The meetings and discussions culminated in the launch last March of a four-year global partnership between Gallagher and the Special Olympics, with the stated goal of “improving and delivering the highest quality of coach training and sports experiences that empower Special Olympics athletes with and without intellectual disabilities to face their future with confidence.”

As Davis and Mead explain, in addition to serving the athletes themselves, the Special Olympics provides coaching and mentorship training to family and community members who want to support those with intellectual disabilities. Much of Gallagher’s giving has been focused on these themes.

Davis adds that it is hard to overstate the importance of securing a four-year partnership organized on such a clearly stated goal—especially with the challenges presented by the coronavirus pandemic, which has resulted in the cancellation or postponement of thousands of in-person Special Olympics events around the world. Many events have pivoted online, Davis says, but the short-term challenges are very real.

“From a stability and continuity perspective, getting partners as committed, innovative and enthusiastic as Gallagher is incredible,” Davis says. “We don’t want to give them up too easily as partners, let me say that. We work together very well and we have a tremendous amount of momentum going in this partnership. Something else I want to say about [Gallagher’s leaders] is that they really believe in the ability of their people and their teams—and in their communities and clients—to accomplish great things. That’s very important, too. This is a partnership that is grounded in a commitment to making society a better place, with a commitment to inclusion and respect.”

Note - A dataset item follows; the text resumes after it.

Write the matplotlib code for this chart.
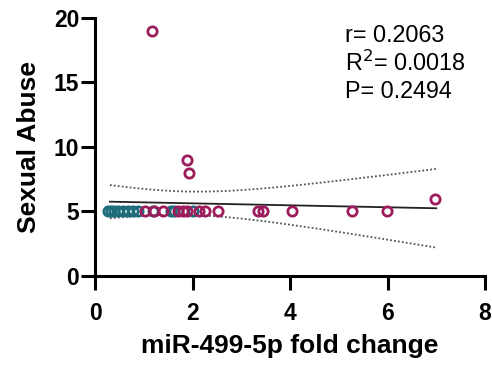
import numpy as np
import matplotlib
matplotlib.use("Agg")
import matplotlib.pyplot as plt

plt.rcParams['font.family'] = ['Liberation Sans', 'DejaVu Sans']

# Data
teal_x = [0.27, 0.32, 0.38, 0.47, 0.57, 0.67, 0.78, 0.88, 1.18, 1.55, 1.62, 2.00]
teal_y = [5, 5, 5, 5, 5, 5, 5, 5, 5, 5, 5, 5]
mag_x = [1.02, 1.20, 1.39, 1.70, 1.80, 1.88, 2.12, 2.25, 2.52, 3.34, 3.44, 4.04, 5.27, 5.99, 6.97, 1.16, 1.88, 1.92]
mag_y = [5, 5, 5, 5, 5, 5, 5, 5, 5, 5, 5, 5, 5, 5, 6, 19, 9, 8]

fit_x = [0.3, 7.0]
fit_y = [5.76, 5.25]
# confidence band: half-width = sqrt(ci_a + ci_b*(x-ci_xm)^2)
ci_a, ci_b, ci_xm = 0.826, 0.326, 1.9

stats_lines = ["r= 0.2063", "R$^2$= 0.0018", "P= 0.2494"]
x_ticks = [0, 2, 4, 6, 8]
y_ticks = [0, 5, 10, 15, 20]

teal = "#1c6c7c"
mag = "#9c1c5c"

fig = plt.figure(figsize=(4.92, 3.67), dpi=100)
ax = fig.add_axes([0.1937, 0.248, 0.7921, 0.703])

bx = np.linspace(fit_x[0], fit_x[1], 100)
slope = (fit_y[1] - fit_y[0]) / (fit_x[1] - fit_x[0])
by = fit_y[0] + slope * (bx - fit_x[0])
hw = np.sqrt(ci_a + ci_b * (bx - ci_xm) ** 2)
ax.plot(bx, by + hw, ls=(0, (1, 1.2)), color="#555555", lw=1.3, zorder=2)
ax.plot(bx, by - hw, ls=(0, (1, 1.2)), color="#555555", lw=1.3, zorder=2)
ax.plot(fit_x, fit_y, color="#222222", lw=1.3, zorder=2)

ax.plot(teal_x, teal_y, 'o', mfc='none', mec=teal, ms=6.7, mew=2.0, zorder=3)
ax.plot(mag_x, mag_y, 'o', mfc='none', mec=mag, ms=6.7, mew=2.0, zorder=4)

ax.set_xlim(0, 8)
ax.set_ylim(0, 20)
ax.set_xticks(x_ticks)
ax.set_yticks(y_ticks)
for s in ['top', 'right']:
    ax.spines[s].set_visible(False)
for s in ['left', 'bottom']:
    ax.spines[s].set_linewidth(2.2)
ax.tick_params(width=2.2, length=10, labelsize=16.5)
ax.tick_params(axis='x', pad=9)
ax.tick_params(axis='y', pad=1.5)
for lab in ax.get_xticklabels() + ax.get_yticklabels():
    lab.set_fontweight('bold')

ax.set_xlabel("miR-499-5p fold change", fontsize=19, fontweight='bold')
ax.set_ylabel("Sexual Abuse", fontsize=19, fontweight='bold', labelpad=9)
ax.xaxis.set_label_coords(0.5, -0.225)

for i, t in enumerate(stats_lines):
    fig.text(345 / 492, 1 - (35 + 28.5 * i) / 367, t, fontsize=16.8, va='center', ha='left')

fig.savefig("out.png", dpi=100)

Mead and Davis emphasize the widespread impact the Special Olympics can have on a given community. Simply put, bringing sports to those with intellectual disabilities lifts everyone up, creating deeper community connections and a sense of collective empathy that improve the lives of everyone, not just the athletes.

“Years ago, when this organization started in 1968, those with intellectual disabilities were plagued by stigma and purposefully excluded from society,” Davis says. “Now, in some countries even today, that still exists. It’s a part of our mission to break down those barriers where they still exist, and with partners like Gallagher, we can make that happen. It’s been an amazing journey to see how people with intellectual disabilities have claimed their place in society and in communities. That’s really as a result of the power of sport and the Special Olympics.”

Mead says the staff at Gallagher has fully embraced this vision and is thrilled to be engaged in this long-term partnership.

“It is incredibly important to our people,” he says. “Look, we aren’t passive about this stuff, not at all. We are active. It’s part of our culture and it’s part of the Gallagher way—to be participatory. We’re seeing our employees embrace this activism and activation in a profound way. Even better, there is real learning happening within our culture right now, because of this expanding partnership.”

Mead and Davis say they are already looking forward to meeting in person again. They share the hope that, with a successful COVID-19 vaccination push this year, the national USA Games scheduled for June 2022 in Orlando, Florida, will go off without a hitch.